Евтушенко, конечно, внимал всему этому с недоумением. Весь этот маразм, этот сенильный эротизм, эта ветошь, какое-то сундучное детство – и всё это из уст молодых панково-зашкафных парней. Всё это было глубоко чуждо бодрому, боевому, мускулистому духу оттепельных 60-х. Больше я его не видел. Недавно Евтушенко (Евтюх, как его называли) умер. Прикольный был человек, яркий фрукт своего времени.
После его ухода из мастерской мы пошли к Лейдерману (он тогда снимал комнату на Садовой-Черногрязской). Включили там телевизор и посмотрели всё же из любопытства перепалку Евтушенко с Горбачевым. Это оказался весьма скромный, даже ничтожный обмен репликами, вряд ли способный выделиться на фоне общего потока яростных браней, переполнявших тогдашний парламент.
На деле мы тогда были очень далеки от той сенильной ветоши, которую воспевали в стихах. Вскоре произошло в мастерской Кабакова еще одно значимое и не лишенное торжественности событие, о котором следует рассказать в торжественных интонациях. Начать следует с того, что Сережа Африка (наш общий с Ануфриевым близкий друг и нередкий соавтор в различных художественных начинаниях и предприятиях) отправился в Америку. Первое путешествие Африки в Америку оказалось на редкость триумфальным и насыщенным самыми значимыми встречами, какие только можно себе представить (такой, говорю, был год – не только у нас, но и у всей Европы!). Африка подружился с великим грибником Джоном Кейджем и удостоился его благословения, он также создал художественное оформление для балета Майкла Каннингема, и это дело имело немалый успех в Нью-Йорке. Энергичный Африканец познакомился со всеми, с кем только можно, вплоть до Майкла Джексона и Мадонны. «Чуть не выебал Мадонну», – говаривал он потом ворчливым голосом, покачивая головой и псевдосокрушаясь, наподобие уютной Арины Родионовны.

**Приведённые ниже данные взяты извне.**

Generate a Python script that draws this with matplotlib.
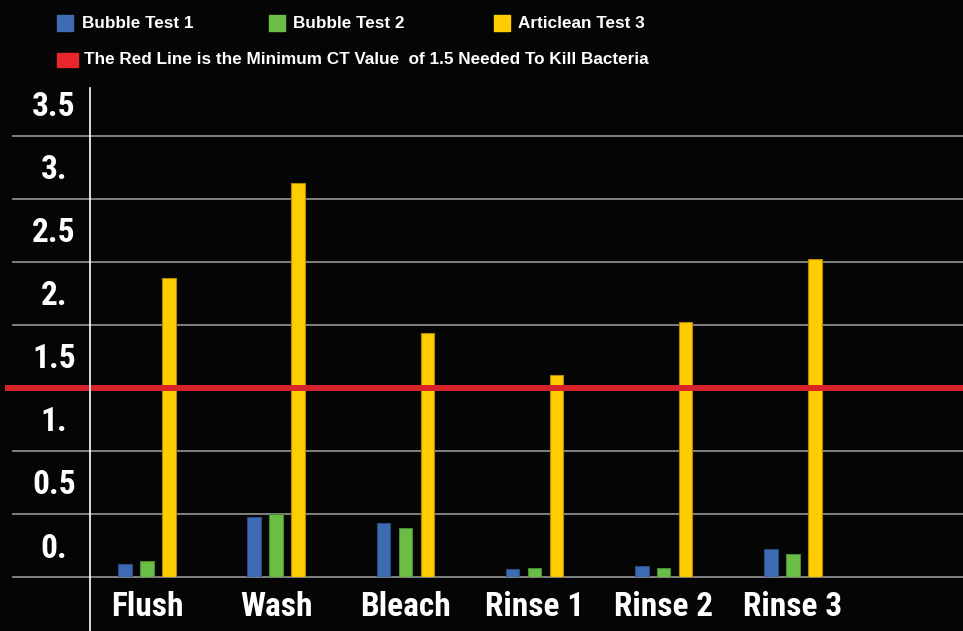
import matplotlib
matplotlib.use("Agg")
import matplotlib.pyplot as plt
import matplotlib.transforms as mtransforms
from matplotlib import font_manager
from matplotlib.patches import Rectangle
from matplotlib.lines import Line2D
import numpy as np

# --- data ---
stages = ["Flush", "Wash", "Bleach", "Rinse 1", "Rinse 2", "Rinse 3"]
bubble_test_1 = [0.10, 0.48, 0.43, 0.06, 0.09, 0.22]
bubble_test_2 = [0.13, 0.50, 0.39, 0.07, 0.07, 0.18]
articlean_test_3 = [2.37, 3.13, 1.94, 1.60, 2.02, 2.52]
ct_minimum = 1.5
y_ticks = [0, 0.5, 1, 1.5, 2, 2.5, 3, 3.5]
y_tick_labels = ["0.", "0.5", "1.", "1.5", "2.", "2.5", "3.", "3.5"]

series_names = ["Bubble Test 1", "Bubble Test 2", "Articlean Test 3"]
colors = ["#3F6BB5", "#6BBE45", "#FFCC00"]
edges = ["#2A4A80", "#4A8A30", "#B08A00"]
bg = "#050505"

# pick a condensed heavy face for the big labels if one is installed
installed = {f.name for f in font_manager.fontManager.ttflist}
big_font, big_size = "Liberation Sans", 20
for name, size in [("Roboto Condensed", 24), ("Liberation Sans Narrow", 24),
                   ("Open Sans Condensed", 24)]:
    if name in installed:
        big_font, big_size = name, size
        break

W, H = 963, 631
fig = plt.figure(figsize=(W / 100, H / 100), dpi=100, facecolor=bg)

# axes: left spine at x=90px, zero at y=577px, top at y=88px
left, right, bottom, top = 90, 963, 577, 88
ax = fig.add_axes([left / W, 1 - bottom / H, (right - left) / W, (bottom - top) / H])
ax.set_facecolor(bg)

x = np.arange(len(stages))
bw = 0.104
off = 0.17
for i, vals in enumerate([bubble_test_1, bubble_test_2, articlean_test_3]):
    ax.bar(x + (i - 1) * off, vals, width=bw, color=colors[i],
           edgecolor=edges[i], linewidth=0.8, zorder=3)

ax.set_xlim(-0.441, 6.316)
ax.set_ylim(0, 3.88)

# grid lines run left past the axis line
grid_xmin = -(left - 13) / (right - left)
for t in y_ticks:
    ax.axhline(t, xmin=grid_xmin, xmax=1, color="#8a8a8a", linewidth=1.3,
               clip_on=False, zorder=1)
ax.axhline(ct_minimum, xmin=-(left - 8) / (right - left), xmax=1, color="#D8232A",
           linewidth=4.3, clip_on=False, zorder=5)

for s in ax.spines.values():
    s.set_visible(False)
fig.add_artist(Line2D([left / W, left / W], [0, 1 - top / H], color="white",
                      linewidth=1.2, transform=fig.transFigure))

ax.set_yticks(y_ticks)
ax.set_yticklabels(y_tick_labels, family=big_font, fontweight="bold",
                   fontsize=big_size, color="white", ha="center")
ax.tick_params(axis="y", length=0, pad=26)
shift = mtransforms.ScaledTranslation(0, 0.32, fig.dpi_scale_trans)
for lab in ax.get_yticklabels():
    lab.set_transform(lab.get_transform() + shift)

ax.set_xticks(x)
ax.set_xticklabels(stages, family=big_font, fontweight="bold", fontsize=big_size,
                   color="white")
ax.tick_params(axis="x", length=0, pad=10)

# legend drawn by hand in pixel positions
def px(xp, yp):
    return xp / W, 1 - yp / H

legend_items = [(57, 82), (269, 293), (494, 518)]
for (sx, tx), name, c in zip(legend_items, series_names, colors):
    fig.patches.append(Rectangle(px(sx, 31), 16 / W, 16 / H, color=c,
                                 transform=fig.transFigure))
    fig.text(*px(tx, 23), name, color="white", fontsize=12.3, fontweight="bold",
             family="Liberation Sans", va="center", ha="left")
fig.patches.append(Rectangle(px(57, 67), 21 / W, 14 / H, color="#E8262C",
                             transform=fig.transFigure))
fig.text(*px(84, 59), "The Red Line is the Minimum CT Value  of 1.5 Needed To Kill Bacteria",
         color="white", fontsize=12.3, fontweight="bold", family="Liberation Sans",
         va="center", ha="left")

fig.savefig("out.png", dpi=100, facecolor=bg)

Африка, как и Илья Кабаков, обладал даром доводить меня до смехового исступления своими рассказами (дико ценю в людях этот дар!). Помню, он заставил меня извиваться от хохота, повествуя о посещении знаменитого сексуального клуба Dump («Дыра») в Нью-Йорке. Рассказ был убийственно смешным, хотя в описываемой реальности не прослеживалось ровным счетом ничего комического, скорее клуб склонялся к мрачноватому нуарному эросу: кого-то распинали на кожаном кресте, кого-то бичевали без пощады… Напротив Африки сидела пожилая дама с бриллиантами в маленьких старых ушах, в розовом брючном костюмчике, на вид очень угрюмая и надменная: подлинное морщинистое яблочко с ветвей Мэдисон-авеню. Ни на кого не глядя, она пила свой вербеновый чай. К ней приблизился совершенно голый детина по прозвищу Патронташ: этот по голому и могучему своему телу был обернут и стянут кожаными поясами с множеством отделений-карманчиков, в каждом из которых сидела бутылочка с тем или иным ароматическим маслом. Помедитировав на даму, Патронташ выдернул из пояса флакончик с избранным благоуханием и стал уверенными движениями втирать масло в свой могучий член, одновременно его надрачивая. Работал он сосредоточенно, пока сперма не брызнула на морщинистое лицо дамы, на ее бриллианты и лацканы розового пиджака. Изрядное количество телесного сока попало и в чашку с вербеновым чаем. Дама даже бровью не повела. Сохраняя на лице высокомерно-замкнутое выражение, она спокойно допила свой чай, в котором уже танцевали интересные сперматозоиды.
Можно было также прокатиться по пространству клуба, сидя на спине персонажа по кличке Toni the Poni. Оседланный и взнузданный, а в остальном нагой, он перемещался на четвереньках, предлагая желающим покататься на себе. Было еще много других аттракционов, и все они внушили Африке искренний восторг. Он пробыл там до утра, а утром он должен был записывать беседу с известным поэтом-битником Алленом Гинзбергом: то ли для радио, то ли для телевидения. Когда Африка явился на запись, обрюзгший кумир прошедших времен уже поджидал его и, видимо, тоже пил вербеновый чай. Африка был в таком приподнятом настроении в адрес прошедшей ночи, что стал взахлеб рассказывать поэту-битнику про всё, что он увидел и ощутил в клубе Dump. Старик взглянул на него с сожалением.
– Поверьте мне, юноша, всё это лишь скромная и жалкая тень развлечений моей молодости, – сказал Гинзберг.
Африка не стал кончать в его чай. И даже не плюнул в его кофе, выгодно отличаясь от, скажем, Евтушенко, который несколько раз в моем присутствии бахвалился тем, что якобы плюнул в кофе Сальвадору Дали. Якобы за то, что тот пренебрежительно отзывался о советском искусстве.